The film has big ideas, but not enough clarity around them

Predestination — the predetermination by God of humans’ eternal destiny and, depending on which tradition you consult, of the relationship of their actions to their free will on earth — is a hotly debated topic in most monotheistic religions. For Blade Runner 2049, it is the central idea. How much free will do we have? How much would we give up to our creations, created to serve us?

This lines up with Blade Runner’s strong implication that humanity has deluded itself as to its fitness to continue. In Blade Runner 2049, the future of the earth depends on giving up its claims to superiority and accepting that its actual, semi-literal salvation lies by replicating itself alongside other beings, sprung from the technology it created.

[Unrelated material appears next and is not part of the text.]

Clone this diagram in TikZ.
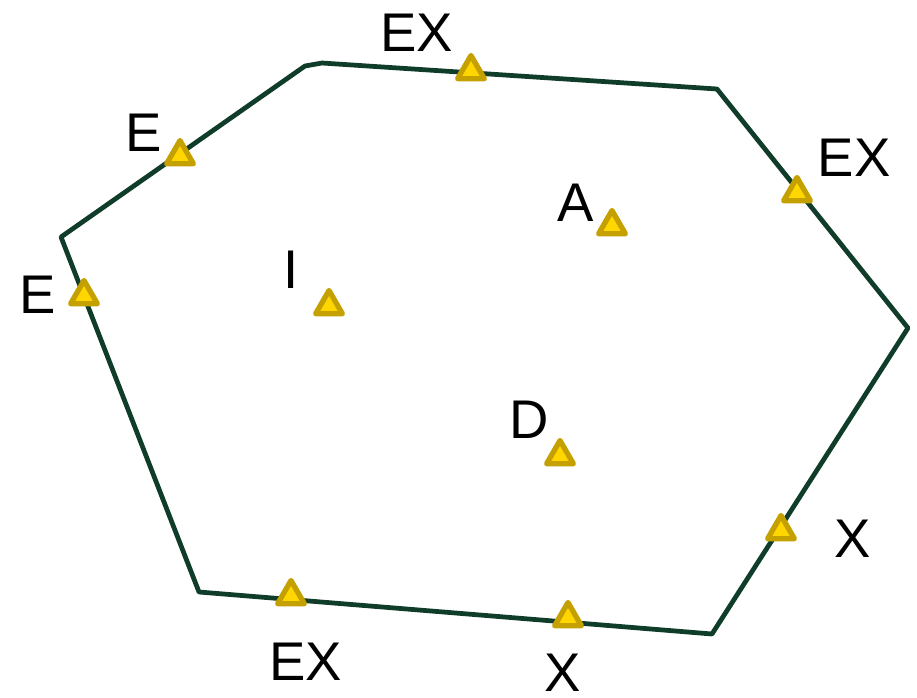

Would that this had been crisper and clearer in this sequel. Villeneuve certainly can pull that off; his Arrival was one of last year’s very best films, and more philosophically focused than this one. The themes in this film, unlike in Arrival, sag under the weight of the unrewarded slow movement, the preoccupation and even infatuation with the look of things (snow falling, holograms, the LA streets) that the original Blade Runner never indulged to such an obvious extent.

But while we’re probably not living in the world that Blade Runner forecast (the original was set in 2019), we’re living in a time when freedom seems increasingly constricted by those who’d rather preserve their revolution or their stranglehold on order. All these things Blade Runner 2049 renders in what can actually, legitimately be termed “living color.” It could stand to have as much clarity afforded to its narrative and thematics as to its visuals.

Blade Runner 2049 opens in US theaters on October 5.